Angry detroit boston

by umer | 7:46 AM in |

Angry detroit boston--The Detroit mayor, understandably annoyed at Boston Mayor Tom Menino's comments over the weekend that he would "blow up" Bing's bankrupt city "and start all over," responded Tuesday in a style the Pistons' Bad Boys of the 1980s would have admired: with a sucker punch.

"It is extremely regrettable that Boston Mayor Thomas Menino used such an unfortunate choice of words to describe what he would do if he came to Detroit," Bing said in a statement posted Tuesday on both Twitter and Facebook, adding:

"I would think the mayor of a city that recently experienced a deadly bombing attack would be more sensitive and not use the phrase 'blow up.'"

Oh, yes, he did. Bing played the Boston Marathon bombing card.

A spokeswoman for Menino said late Tuesday afternoon: "The mayor is sorry that people have taken offense."
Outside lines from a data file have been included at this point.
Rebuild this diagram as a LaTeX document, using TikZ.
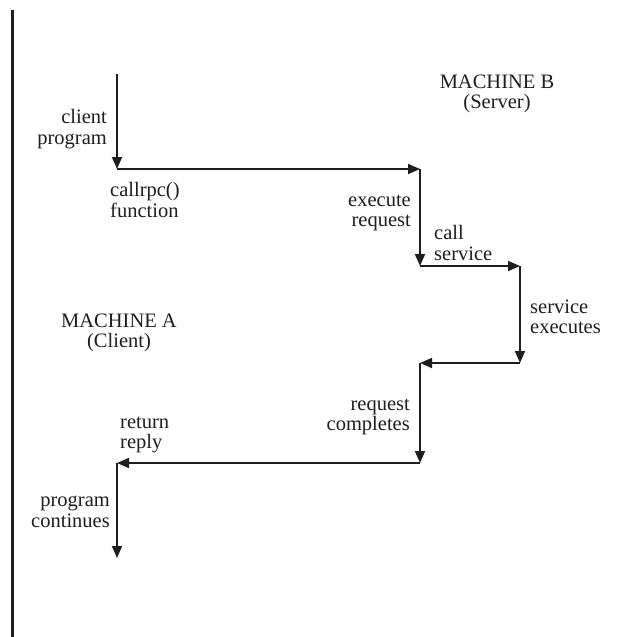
\documentclass[tikz,border=0pt]{standalone}
\usepackage{fontspec}
\setmainfont{Liberation Serif}
\usepackage{tikz}
\usetikzlibrary{arrows.meta}
\definecolor{rpcink}{RGB}{30,30,30}

\begin{document}
\begin{tikzpicture}[
  x=1pt, y=-1pt,
  lbl/.style={inner sep=0pt, text=rpcink,
              font=\fontsize{20.5}{20.5}\selectfont},
  arr/.style={-{Triangle[length=12pt,width=10pt]}, line width=1.8pt, rpcink},
  wall/.style={line width=3pt, rpcink}
]
\useasboundingbox (0,0) rectangle (619,637);
% the call path between the two machines
\coordinate (start) at (117,74);
\coordinate (call)  at (117,169);
\coordinate (recv)  at (420,169);
\coordinate (svc)   at (420,266);
\coordinate (run)   at (520,266);
\coordinate (done)  at (520,363);
\coordinate (back)  at (420,363);
\coordinate (rep)   at (420,463);
\coordinate (ret)   at (117,463);
\coordinate (cont)  at (117,558);
\coordinate (walltop) at (12,10);
\coordinate (wallbot) at (12,637);
\draw[wall] (walltop) -- (wallbot);
\draw[arr] (start) -- (call);
\draw[arr] (call) -- (recv);
\draw[arr] (recv) -- (svc);
\draw[arr] (svc) -- (run);
\draw[arr] (run) -- (done);
\draw[arr] (done) -- (back);
\draw[arr] (back) -- (rep);
\draw[arr] (rep) -- (ret);
\draw[arr] (ret) -- (cont);
% labels
\node[lbl, align=center] (machb) at (497,94) {MACHINE B\\(Server)};
\node[lbl, align=center] (macha) at (119,333) {MACHINE A\\(Client)};
\node[lbl, align=right, anchor=east] (client) at (107,129) {client\\program};
\node[lbl, align=left, anchor=west] (rpc) at (110,200) {callrpc()\\function};
\node[lbl, align=right, anchor=east] (exec) at (411,213) {execute\\request};
\node[lbl, align=left, anchor=west] (csvc) at (434,243) {call\\service};
\node[lbl, align=left, anchor=west] (sexec) at (530,317) {service\\executes};
\node[lbl, align=right, anchor=east] (rcomp) at (410,417) {request\\completes};
\node[lbl, align=left, anchor=west] (rrep) at (120,435) {return\\reply};
\node[lbl, align=right, anchor=east] (pcont) at (110,512) {program\\continues};
\end{tikzpicture}
\end{document}
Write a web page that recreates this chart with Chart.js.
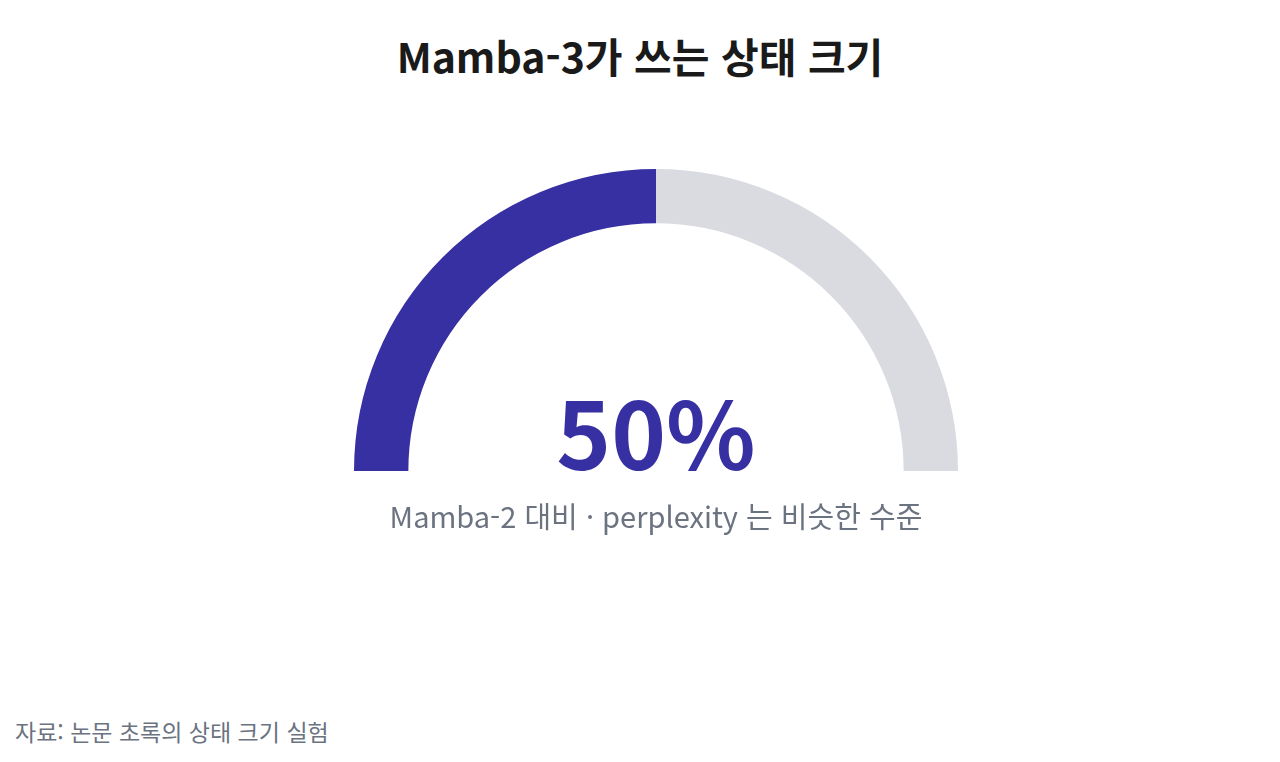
<!DOCTYPE html>
<html lang="ko">
<head>
<meta charset="utf-8">
<script src="https://cdn.jsdelivr.net/npm/chart.js@4.4.1/dist/chart.umd.min.js"></script>
<style>
  html, body { margin: 0; padding: 0; background: #ffffff; }
  body { width: 1280px; height: 762px; position: relative; overflow: hidden;
         font-family: "Noto Sans CJK KR", "Noto Sans", sans-serif; }
  #title { position: absolute; left: 0; width: 1280px; top: 30px; text-align: center;
           font-size: 41px; font-weight: 700; color: #1a1a1a; line-height: 50px; }
  #gauge { position: absolute; left: 354px; top: 169px; width: 604px; height: 302px; }
  #value { position: absolute; left: 0; width: 1312px; top: 380px; text-align: center;
           font-size: 93px; font-weight: 700; color: #3730a3; line-height: 100px; }
  #note { position: absolute; left: 0; width: 1312px; top: 497px; text-align: center;
          font-size: 29px; font-weight: 400; color: #6b7280; line-height: 36px; }
  #source { position: absolute; left: 15px; top: 716px; font-size: 23px; color: #6b7280; line-height: 30px; }
</style>
</head>
<body>
<div id="title">Mamba-3가 쓰는 상태 크기</div>
<div id="gauge"><canvas id="c"></canvas></div>
<div id="value"></div>
<div id="note">Mamba-2 대비 · perplexity 는 비슷한 수준</div>
<div id="source">자료: 논문 초록의 상태 크기 실험</div>
<script>
const categories = ['Mamba-3 상태 크기', '나머지'];
const stateSizePercent = [50, 50];
const sliceColors = ['#3730a3', '#d9dbe0'];

document.getElementById('value').textContent = stateSizePercent[0] + '%';

new Chart(document.getElementById('c'), {
  type: 'doughnut',
  data: {
    labels: categories,
    datasets: [{
      data: stateSizePercent,
      backgroundColor: sliceColors,
      borderWidth: 0,
      hoverOffset: 0
    }]
  },
  options: {
    responsive: true,
    maintainAspectRatio: false,
    animation: false,
    rotation: -90,
    circumference: 180,
    cutout: '82%',
    layout: { padding: 0 },
    plugins: { legend: { display: false }, tooltip: { enabled: false }, title: { display: false } }
  }
});
</script>
</body>
</html>
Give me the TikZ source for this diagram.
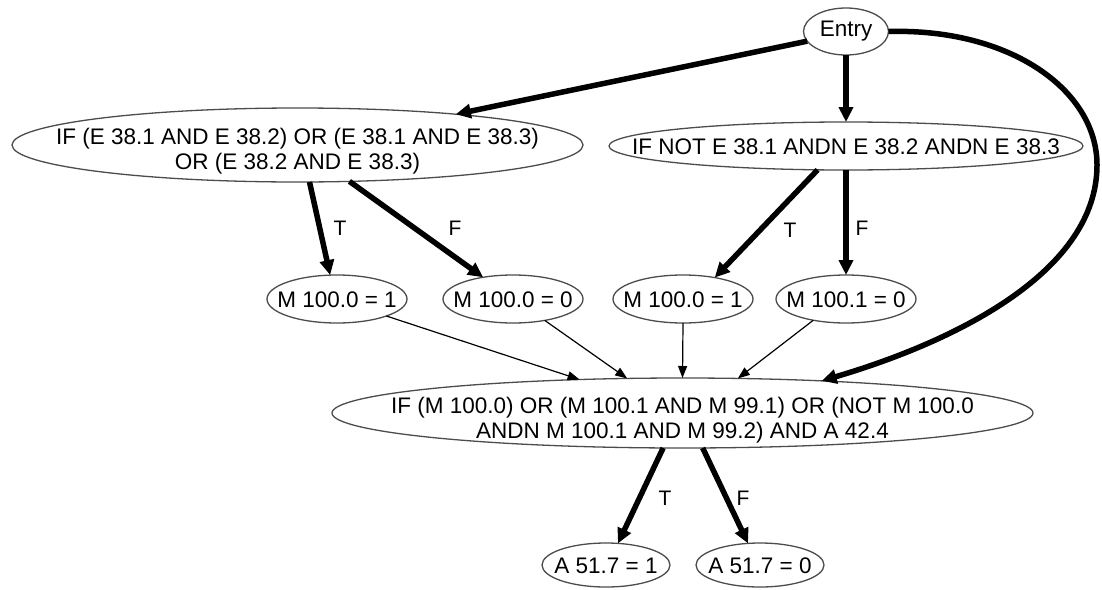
\documentclass[tikz,border=0pt]{standalone}
\usepackage{fontspec}
\setmainfont{Liberation Sans}
\usetikzlibrary{shapes.geometric,arrows.meta}
\begin{document}
\begin{tikzpicture}[x=1pt,y=-1pt,
  every node/.style={font=\fontsize{22.5}{25}\selectfont},
  oval/.style={ellipse,draw=black!70,line width=1.3pt,fill=white,inner sep=0pt,outer sep=0pt},
  txt/.style={inner sep=0pt,align=center},
  flow/.style={line width=5.5pt,-{Triangle[length=15pt,width=14pt]}},
  thin/.style={line width=1.2pt,-{Triangle[length=12pt,width=9pt]}},
  lab/.style={font=\fontsize{21}{24}\selectfont,inner sep=0pt}]
\useasboundingbox (0,0) rectangle (1102,589);

% ellipse outlines
\node[oval,minimum width=85pt,minimum height=47pt] (entry) at (846,31.5) {};
\node[oval,minimum width=571pt,minimum height=74pt] (ifL) at (297.5,145) {};
\node[oval,minimum width=474pt,minimum height=48pt] (ifR) at (846,146) {};
\node[oval,minimum width=140pt,minimum height=48pt] (m1) at (337,299) {};
\node[oval,minimum width=140pt,minimum height=48pt] (m2) at (513,299) {};
\node[oval,minimum width=140pt,minimum height=48pt] (m3) at (683,299) {};
\node[oval,minimum width=140pt,minimum height=48pt] (m4) at (846,299) {};
\node[oval,minimum width=701pt,minimum height=70pt] (bot) at (682.5,413) {};
\node[oval,minimum width=128pt,minimum height=44pt] (a1) at (606,565) {};
\node[oval,minimum width=128pt,minimum height=44pt] (a2) at (760,565) {};

% ellipse texts
\node[txt] (entryt) at (846,31.5) {Entry};
\node[txt] (ifLt) at (297.5,151)
  {IF (E 38.1 AND E 38.2) OR (E 38.1 AND E 38.3)\\OR (E 38.2 AND E 38.3)};
\node[txt] (ifRt) at (846,147) {IF NOT E 38.1 ANDN E 38.2 ANDN E 38.3};
\node[txt] (m1t) at (337,300) {M 100.0 = 1};
\node[txt] (m2t) at (513,300) {M 100.0 = 0};
\node[txt] (m3t) at (683,300) {M 100.0 = 1};
\node[txt] (m4t) at (846,300) {M 100.1 = 0};
\node[txt] (bott) at (682.5,420)
  {IF (M 100.0) OR (M 100.1 AND M 99.1) OR (NOT M 100.0\\ANDN M 100.1 AND M 99.2) AND A 42.4};
\node[txt] (a1t) at (606,566) {A 51.7 = 1};
\node[txt] (a2t) at (760,566) {A 51.7 = 0};

% branch labels
\node[lab] (t1) at (340,228) {T};
\node[lab] (f1) at (455,228) {F};
\node[lab] (t2) at (790,230) {T};
\node[lab] (f2) at (862,228) {F};
\node[lab] (t3) at (665,498) {T};
\node[lab] (f3) at (743,498) {F};

% control flow
\draw[flow] (entry.194) -- (ifL.11);
\draw[flow] (entry.south) -- (ifR.north);
\draw[flow] (entry.east) .. controls (1010,28) and (1097,90) .. (1097,165)
  .. controls (1097,270) and (960,340) .. (bot.13);
\draw[flow] (ifL.288) -- (m1.106);
\draw[flow] (ifL.325) -- (m2.144);
\draw[flow] (ifR.220) -- (m3.34);
\draw[flow] (ifR.south) -- (m4.north);
\draw[thin] (m1.341) -- (bot.162);
\draw[thin] (m2.326) -- (bot.148);
\draw[thin] (m3.south) -- (bot.north);
\draw[thin] (m4.213) -- (bot.32);
\draw[flow] (bot.241) -- (a1.61);
\draw[flow] (bot.300) -- (a2.119);
\end{tikzpicture}
\end{document}
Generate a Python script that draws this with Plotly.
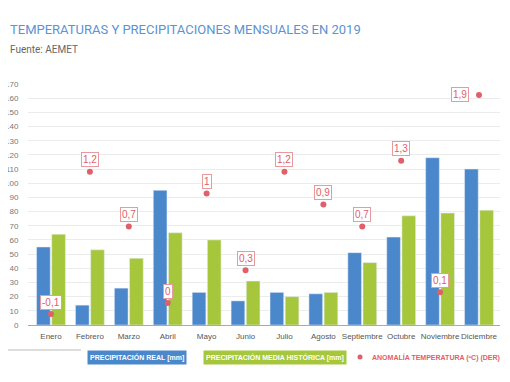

The tone of Bing's statement was decidedly out of tune with Menino's joking remark in The New York Times Magazine this weekend. Asked, "If you could live in any other major U.S. city other than Boston, where would you live?" Menino replied:

"I never thought of living anyplace else but Boston. Baltimore's a nice little city. Detroit is a place I'd love to go."
Why?

"I'd blow up the place and start all over. No, seriously, when it takes a police officer 90 minutes to answer a call, there's something wrong with the system. Forty percent of the streetlights are out, most of the buildings are boarded up. Why? Inaction, that's the problem — leadership."

Menino didn't reckon with Bing's competitiveness. A high-scoring guard in the NBA, Bing spent most of his basketball career with the Detroit Pistons, ending up on seven All-Star teams and spots in both the National Basketball Hall of Fame and the NBA's pantheon of the 50 greatest players of all time.

Bing — who, in a bit of irony, ended his playing career in 1978 after a single season with the Boston Celtics — didn't stop there, saying he was "dismayed" that Menino "did not get his facts right."

"The Detroit Police Department's response time is not — and has never been — 90 minutes. And most of our city’s buildings are not boarded up."